Cloud Filestore ListInstances API failed with error code 429 globally
Google · Cloud Filestore
On Tuesday, September 13, 2022, Google Cloud Filestore experienced an incident where all read-only API requests, specifically the ListInstances API, failed with error code 429 globally. This issue began at 07:38 US/Pacific and was fully mitigated by 10:42 US/Pacific, lasting for 3 hours and 4 minutes.
The root cause was identified as an internal Google service, managing a large number of GCP projects, malfunctioning and overloading the Filestore API with requests. Filestore’s global API request limit, intended to prevent overload, was triggered, leading to global throttling of the API.

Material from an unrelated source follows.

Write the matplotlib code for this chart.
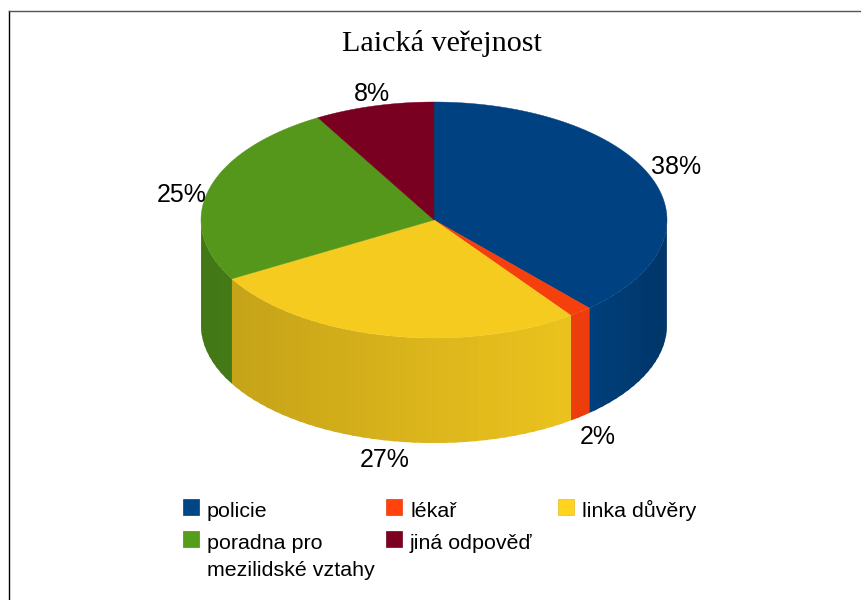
import numpy as np
import matplotlib
matplotlib.use('Agg')
import matplotlib.pyplot as plt
from matplotlib.patches import Rectangle

title = 'Laická veřejnost'
categories = ['policie', 'lékař', 'linka důvěry', 'poradna pro\nmezilidské vztahy', 'jiná odpověď']
values = [38.4, 1.6, 26.7, 25.0, 8.3]
percent_labels = ['38%', '2%', '27%', '25%', '8%']
colors = ['#004586', '#ff420e', '#ffd320', '#579d1c', '#7e0021']

# layout, in pixels of the picture
cx, cy = 434, 220
rx, ry = 233, 118
depth = 105
label_pos = [(676, 167), (598, 437), (385, 460), (182, 195), (372, 94)]
legend_pos = [(183, 499), (386, 499), (558, 499), (183, 531), (386, 531)]
legend_line_step = 27


def darker(color, k):
    r, g, b = matplotlib.colors.to_rgb(color)
    return (r * k, g * k, b * k)


def side_shade(a):
    # a is the clockwise angle from the top, the side is lightest near the front right
    x = np.sin(a)
    if x > 0.65:
        return 0.93 - (x - 0.65) / 0.35 * 0.15
    return 0.93 - (0.65 - x) / 1.65 * 0.17


fig = plt.figure(figsize=(8.61, 6.0), dpi=100)
ax = fig.add_axes([0, 0, 1, 1])
ax.set_xlim(0, 861)
ax.set_ylim(600, 0)
ax.axis('off')

# border of the chart, only top and left are in the picture
ax.plot([8.5, 8.5], [600, 10.5], color='black', lw=1, zorder=1)
ax.plot([8.5, 861], [10.5, 10.5], color='#555555', lw=1, zorder=1)

edges = np.cumsum([0] + values) / sum(values) * 2 * np.pi

# side of the cake, in thin strips for the shading
for i in range(len(values)):
    start = max(edges[i], np.pi / 2)
    stop = min(edges[i + 1], 3 * np.pi / 2)
    if stop <= start:
        continue
    n = max(int((stop - start) / np.radians(2.5)), 1)
    steps = np.linspace(start, stop, n + 1)
    for a0, a1 in zip(steps[:-1], steps[1:]):
        # each strip runs a little under the next one, so no seams show
        t = np.linspace(a0, min(a1 + np.radians(1), stop), 6)
        xs = cx + rx * np.sin(t)
        ys = cy - ry * np.cos(t)
        c = darker(colors[i], side_shade((a0 + a1) / 2))
        ax.fill(np.r_[xs, xs[::-1]], np.r_[ys, ys[::-1] + depth],
                facecolor=c, edgecolor='none', zorder=2)

# top of the cake
for i in range(len(values)):
    t = np.linspace(edges[i], edges[i + 1], 200)
    xs = np.r_[cx, cx + rx * np.sin(t)]
    ys = np.r_[cy, cy - ry * np.cos(t)]
    c = darker(colors[i], 0.96)
    ax.fill(xs, ys, facecolor=c, edgecolor=c, lw=0.3, zorder=3)

for lab, (x, y) in zip(percent_labels, label_pos):
    ax.text(x, y, lab, ha='center', va='center', fontsize=18,
            family='Liberation Sans', color='black', zorder=4)

ax.text(442, 43.5, title, ha='center', va='center', fontsize=21.7,
        family='Liberation Serif', color='black')

# legend, the lines are placed one by one so that they all sit on a baseline
for name, c, (x, y) in zip(categories, colors, legend_pos):
    ax.add_patch(Rectangle((x, y), 16, 16, facecolor=c, edgecolor=darker(c, 0.9), lw=0.5))
    for j, line in enumerate(name.split('\n')):
        ax.text(x + 24, y + 18 + j * legend_line_step, line, ha='left', va='baseline',
                fontsize=15.4, family='Liberation Sans', color='black')

fig.savefig('out.png', dpi=100)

As a result of this throttling, customers globally were unable to access read-only API functions for Cloud Filestore. This impacted Console, gcloud, and direct API access for operations like List and GetOperation. While mutate operations (e.g., CreateInstance, UpdateInstance) still succeeded, customers could not check their progress.
Google engineers were alerted at 07:47 US/Pacific. Once the nature and scope of the issue were understood, engineers began shutting down the overloading internal service at 10:33 US/Pacific, with the issue fully resolved by 10:42 US/Pacific.
To prevent recurrence, Google plans to remove the global quotas that caused a local overload to have a global impact. They will also improve alerting and monitoring to detect and mitigate issues more promptly when internal limits are approached.